On Writing: Are your stories told with a distinctive voice?

 

Most writers spend time creating characters and inventing plots and don’t pay nearly enough attention to the voice that tells the story.

I’m paraphrasing Stephen King, who had once said, “Readers enjoy a great story, but they fall in love with a voice.”

His words struck a nerve.

Maybe, as writers, that’s the only thing new we have to offer.

A voice.

A different voice.

A distinctive voice.

A voice you don’t hear every day.

Maybe that’s what makes one book so different from the other.

There are only so many genres.

There are only so many stories.

There are only so many plots.

But all writers have their own individual styles, their own personal ways to tell a story.

That’s voice.

Caleb Pirtle

Take a look at Ernest Hemingway’s voice. The Nation described it as ”a clear, vibrant, low tenor, unexpectedly youthful, almost boyish. It reminds one of a recurring theme in the fiction, that of age reaching back toward youth.” And Ford Maddox, writing in The Transatlantic Review, said, “Hemingway’s words strike you, each one, as if they were pebbles fetched fresh from a brook. They live and shine, each in its place.”

William Faulkner brought an entirely new voice to the literary scene. One reviewer, in fact, even gave him credit for re-inventing the novel. The Voice of America reported. “After Faulkner, few northerners were brave enough to write about a South they did not know. And no serious Southern writer was willing to describe a South that did not exist.”.

When developing a novel, I sometimes think that most writers – myself included – spend too much of their time creating characters, inventing plots, thinking up storylines, devising twists and turns and subplots, and they don’t pay nearly enough attention at all to the voice that tells the story.

But that’s what sets one novel apart from the next one.

Voice is the reason why we remember one novel and forget another.

In Back Side of a Blue Moon, I worked hard to develop a distinctive voice for a novel set in East Texas during the midst of the Great Depression.

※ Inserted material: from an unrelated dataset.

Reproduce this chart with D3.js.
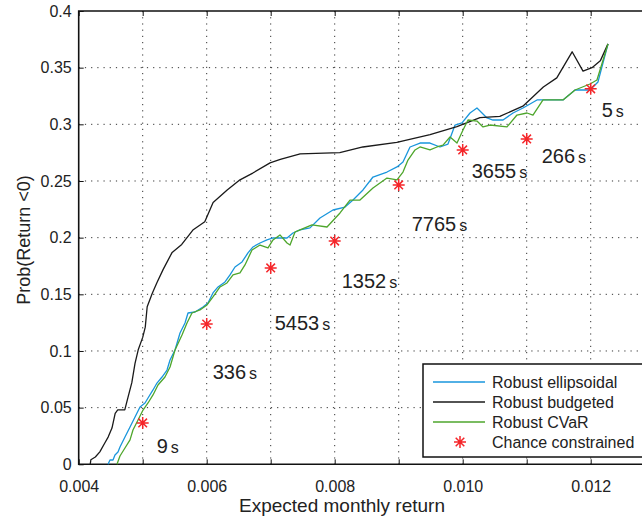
<!DOCTYPE html>
<html>
<head>
<meta charset="utf-8">
<title>Prob(Return &lt; 0) vs expected monthly return</title>
<script src="https://cdn.jsdelivr.net/npm/d3@7"></script>
<style>
    body { margin: 0; background: #fff; }
    text { font-family: "Liberation Sans", Arial, sans-serif; fill: #222; }
</style>
</head>
<body>
<script>
    // series: [expected return, prob(return < 0)]
    var ellipsoidal = [
        [0.004458,0],[0.004489,0.0038],[0.004536,0.0038],[0.004567,0.0082],[0.004614,0.0109],
        [0.004645,0.0153],[0.004723,0.0241],[0.004802,0.0329],[0.004880,0.0417],[0.004958,0.0506],
        [0.005036,0.0541],[0.005083,0.0585],[0.005161,0.0656],[0.005223,0.0717],[0.005302,0.0770],
        [0.005380,0.0832],[0.005427,0.0920],[0.005505,0.1009],[0.005583,0.1159],[0.005661,0.1247],
        [0.005708,0.1335],[0.005817,0.1344],[0.005942,0.1388],[0.006020,0.1424],[0.006098,0.1512],
        [0.006177,0.1565],[0.006286,0.1609],[0.006364,0.1671],[0.006442,0.1741],[0.006552,0.1786],
        [0.006645,0.1865],[0.006723,0.1918],[0.006833,0.1953],[0.006942,0.1980],[0.007036,0.1997],
        [0.007255,0.1997],[0.007348,0.2041],[0.007458,0.2068],[0.007614,0.2086],[0.007770,0.2173],
        [0.007973,0.2244],[0.008161,0.2270],[0.008286,0.2332],[0.008442,0.2421],[0.008598,0.2535],
        [0.008817,0.2579],[0.008973,0.2624],[0.009067,0.2668],[0.009177,0.2800],[0.009333,0.2835],
        [0.009489,0.2835],[0.009645,0.2800],[0.009770,0.2826],[0.009880,0.2994],[0.009989,0.3012],
        [0.010114,0.3100],[0.010223,0.3144],[0.010380,0.3056],[0.010473,0.3038],[0.010630,0.3038],
        [0.010786,0.3100],[0.010942,0.3144],[0.011161,0.3215],[0.011567,0.3215],[0.011755,0.3303],
        [0.011989,0.3303],[0.012114,0.3374],[0.012270,0.3709]
    ];
    var budgeted = [
        [0.00418,0],[0.00419,0.004],[0.00426,0.0064],[0.00433,0.011],[0.00441,0.019],[0.00446,0.024],
        [0.00452,0.032],[0.00457,0.045],[0.00461,0.048],[0.00472,0.048],[0.00477,0.059],[0.00483,0.072],
        [0.00488,0.089],[0.00493,0.101],[0.00500,0.112],[0.00504,0.121],[0.00507,0.139],[0.00515,0.151],
        [0.00522,0.160],[0.00532,0.172],[0.00546,0.187],[0.00561,0.194],[0.00579,0.207],[0.00597,0.214],
        [0.00610,0.231],[0.00632,0.242],[0.00652,0.251],[0.00672,0.257],[0.00699,0.266],[0.00715,0.269],
        [0.00746,0.274],[0.00808,0.275],[0.00844,0.280],[0.00897,0.284],[0.00949,0.291],[0.00991,0.298],
        [0.01027,0.306],[0.01058,0.307],[0.01094,0.316],[0.01126,0.333],[0.01147,0.341],[0.01171,0.364],
        [0.01188,0.347],[0.01202,0.350],[0.01215,0.356],[0.01227,0.371]
    ];
    var cvar = [
        [0.004598,0],[0.004645,0.0073],[0.004723,0.0144],[0.004802,0.0215],[0.004848,0.0303],
        [0.004927,0.0391],[0.005005,0.0479],[0.005083,0.0541],[0.005161,0.0612],[0.005239,0.0700],
        [0.005348,0.0770],[0.005427,0.0859],[0.005505,0.1009],[0.005614,0.1141],[0.005692,0.1247],
        [0.005770,0.1335],[0.005895,0.1362],[0.006005,0.1406],[0.006098,0.1477],[0.006208,0.1565],
        [0.006317,0.1600],[0.006411,0.1671],[0.006520,0.1689],[0.006598,0.1759],[0.006708,0.1891],
        [0.006833,0.1935],[0.006958,0.1909],[0.007036,0.1980],[0.007145,0.2024],[0.007255,0.1953],
        [0.007302,0.1935],[0.007380,0.2050],[0.007458,0.2068],[0.007645,0.2112],[0.007880,0.2094],
        [0.008083,0.2218],[0.008239,0.2332],[0.008395,0.2332],[0.008598,0.2438],[0.008817,0.2526],
        [0.008973,0.2509],[0.009067,0.2579],[0.009145,0.2685],[0.009255,0.2774],[0.009333,0.2800],
        [0.009489,0.2774],[0.009598,0.2800],[0.009692,0.2817],[0.009802,0.2888],[0.009911,0.2835],
        [0.010005,0.2950],[0.010083,0.3038],[0.010223,0.3029],[0.010317,0.2977],[0.010427,0.2994],
        [0.010692,0.2977],[0.010848,0.3082],[0.011005,0.3100],[0.011098,0.3082],[0.011255,0.3215],
        [0.011567,0.3215],[0.011755,0.3303],[0.011989,0.3356],[0.012098,0.3391],[0.012270,0.3709]
    ];
    var chanceX = [0.005, 0.006, 0.007, 0.008, 0.009, 0.010, 0.011, 0.012];
    var chanceY = [0.0365, 0.1238, 0.1733, 0.1970, 0.2465, 0.2774, 0.2871, 0.3313];
    var solveTimes = ['9', '336', '5453', '1352', '7765', '3655', '266', '5'];

    var xTicks = [0.004, 0.005, 0.006, 0.007, 0.008, 0.009, 0.010, 0.011, 0.012];
    var yTicks = [0, 0.05, 0.1, 0.15, 0.2, 0.25, 0.3, 0.35, 0.4];
    var yTickLabels = ['0', '0.05', '0.1', '0.15', '0.2', '0.25', '0.3', '0.35', '0.4'];
    var legendNames = ['Robust ellipsoidal', 'Robust budgeted', 'Robust CVaR', 'Chance constrained'];

    // pixel offsets of the time labels from their star
    var labelOffsets = [[14,30],[6,55],[4,62],[7,47],[13,46],[9,28],[15,24],[11,28]];

    var width = 642, height = 521;
    var plotLeft = 78.7, plotTop = 11, plotBottom = 464.3;

    var svg = d3.select('body').append('svg')
        .attr('width', width)
        .attr('height', height);

    var x = d3.scaleLinear().domain([0.004, 0.013]).range([plotLeft, plotLeft + 9 * 64]);
    var y = d3.scaleLinear().domain([0, 0.4]).range([plotBottom, plotTop]);

    // dotted grid
    var grid = svg.append('g');
    grid.selectAll('line.vx')
        .data(xTicks.slice(1)).enter()
        .append('line')
        .attr('x1', x).attr('x2', x)
        .attr('y1', plotTop).attr('y2', plotBottom)
        .style('stroke', '#333').style('stroke-width', 1)
        .style('stroke-dasharray', '1.2,5');
    grid.selectAll('line.hy')
        .data(yTicks.slice(1, -1)).enter()
        .append('line')
        .attr('y1', y).attr('y2', y)
        .attr('x1', plotLeft).attr('x2', width)
        .style('stroke', '#333').style('stroke-width', 1)
        .style('stroke-dasharray', '1.2,5');

    // axes
    var xax = d3.axisBottom(x)
        .tickValues(xTicks)
        .tickSize(-5)
        .tickPadding(16)
        .tickFormat(function(d, i) { return i % 2 === 0 ? d3.format('.3f')(d) : ''; });
    svg.append('g')
        .attr('transform', 'translate(0,' + plotBottom + ')')
        .call(xax)
        .call(function(g) {
            g.select('.domain').remove();
            g.selectAll('text').style('font-size', '16px').attr('fill', '#222')
                .style('font-family', '"Liberation Sans", Arial, sans-serif');
            g.selectAll('line').style('stroke', '#111');
        });

    svg.append('g')
        .attr('transform', 'translate(0,' + plotTop + ')')
        .call(d3.axisTop(x).tickValues(xTicks).tickSize(-5).tickFormat(''))
        .call(function(g) {
            g.select('.domain').remove();
            g.selectAll('line').style('stroke', '#111');
        });

    var yax = d3.axisLeft(y)
        .tickValues(yTicks)
        .tickSize(-5)
        .tickPadding(7)
        .tickFormat(function(d, i) { return yTickLabels[i]; });
    svg.append('g')
        .attr('transform', 'translate(' + plotLeft + ',0)')
        .call(yax)
        .call(function(g) {
            g.select('.domain').remove();
            g.selectAll('text').style('font-size', '16px').attr('fill', '#222')
                .style('font-family', '"Liberation Sans", Arial, sans-serif');
            g.selectAll('line').style('stroke', '#111');
        });

    // box
    svg.append('path')
        .attr('d', 'M' + (width + 2) + ',' + plotTop + 'H' + plotLeft + 'V' + plotBottom + 'H' + (width + 2))
        .style('fill', 'none').style('stroke', '#111').style('stroke-width', 1.6);

    svg.append('text')
        .attr('x', 342).attr('y', 512)
        .style('text-anchor', 'middle').style('font-size', '19px')
        .text('Expected monthly return');

    svg.append('text')
        .attr('transform', 'translate(30,240) rotate(-90)')
        .style('text-anchor', 'middle').style('font-size', '18px')
        .text('Prob(Return <0)');

    // curves
    var line = d3.line()
        .x(function(d) { return x(d[0]); })
        .y(function(d) { return y(d[1]); });

    var series = [
        { data: ellipsoidal, color: '#1996dc' },
        { data: budgeted, color: '#1a1a1a' },
        { data: cvar, color: '#4ea62c' }
    ];

    svg.append('g').selectAll('path')
        .data(series).enter()
        .append('path')
        .attr('d', function(d) { return line(d.data); })
        .style('fill', 'none')
        .style('stroke', function(d) { return d.color; })
        .style('stroke-width', 1.3)
        .style('stroke-linejoin', 'round');

    // chance constrained stars
    var star = 'M-6,0H6M0,-6V6M-4.3,-4.3L4.3,4.3M-4.3,4.3L4.3,-4.3';
    svg.append('g').selectAll('path')
        .data(chanceX).enter()
        .append('path')
        .attr('transform', function(d, i) { return 'translate(' + x(d) + ',' + y(chanceY[i]) + ')'; })
        .attr('d', star)
        .style('stroke', '#f5262a').style('stroke-width', 1.5).style('fill', 'none');

    var labels = svg.append('g').selectAll('text')
        .data(solveTimes).enter()
        .append('text')
        .attr('x', function(d, i) { return x(chanceX[i]) + labelOffsets[i][0]; })
        .attr('y', function(d, i) { return y(chanceY[i]) + labelOffsets[i][1]; })
        .style('font-size', '20px');
    labels.append('tspan').text(function(d) { return d; });
    labels.append('tspan').attr('dx', 3).style('font-size', '16px').text('s');

    // legend
    var legend = svg.append('g').attr('transform', 'translate(423,364)');
    legend.append('rect')
        .attr('width', 240).attr('height', 93)
        .style('fill', '#fff').style('stroke', '#111').style('stroke-width', 1.5);

    var rows = legend.selectAll('g.row')
        .data(legendNames).enter()
        .append('g')
        .attr('transform', function(d, i) { return 'translate(0,' + (18 + i * 20) + ')'; });

    rows.filter(function(d, i) { return i < 3; })
        .append('line')
        .attr('x1', 10).attr('x2', 62)
        .style('stroke', function(d, i) { return series[i].color; })
        .style('stroke-width', 1.3);
    rows.filter(function(d, i) { return i === 3; })
        .append('path')
        .attr('transform', 'translate(37,0)')
        .attr('d', star)
        .style('stroke', '#f5262a').style('stroke-width', 1.5);

    rows.append('text')
        .attr('x', 69).attr('dy', '0.35em')
        .style('font-size', '16px')
        .text(function(d) { return d; });
</script>
</body>
</html>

Doc was a con man on the run. So many were trying to catch him. He was living on borrowed time.

I wrote:

But Doc did see the thirteenth chapter of Revelation stuffed in the double barrels of a shotgun that Brother Shiloh Evans pulled out of the floorboard of his Ford truck.  He that killed by the sword would be killed by the sword. Waskom knew Doc had never killed anybody, but he didn’t think Brother Shiloh was willing to give him the benefit of the doubt.

It was as dark as the inside of a sinner’s heart outside the church, but the lights were blazing inside, and the flickering candles beside the altar kept time with the thirty-second verse of Just As I Am. A gentle wind blew from out of the oaks and drifted across the front steps of the clapboard sanctuary. 

Some sang.

Some prayed.

The Widow Agnes Abernathy lifted her eyes to Heaven and whispered, “May the Good Lord have Mercy.”

“On Doc?”

“On us all.”

“Doc’s the one dying.”

“His sin is on us all.”

I may not have succeeded.

But I tried.

Different is always better.

I’ve read far too many books written by different authors but all using the same voice. It’s the one their English teachers gave them when they wrote themes. The sentences have subjects and verbs and adjectives and adverbs. And obligatory transitional phrases are thrown in to move from one paragraph or one scene to the next.

But where is the voice?

If you don’t have a voice, you don’t have a story.

If you don’t have a story, you don’t have a novel.

If you don’t have a novel, why bother writing at all?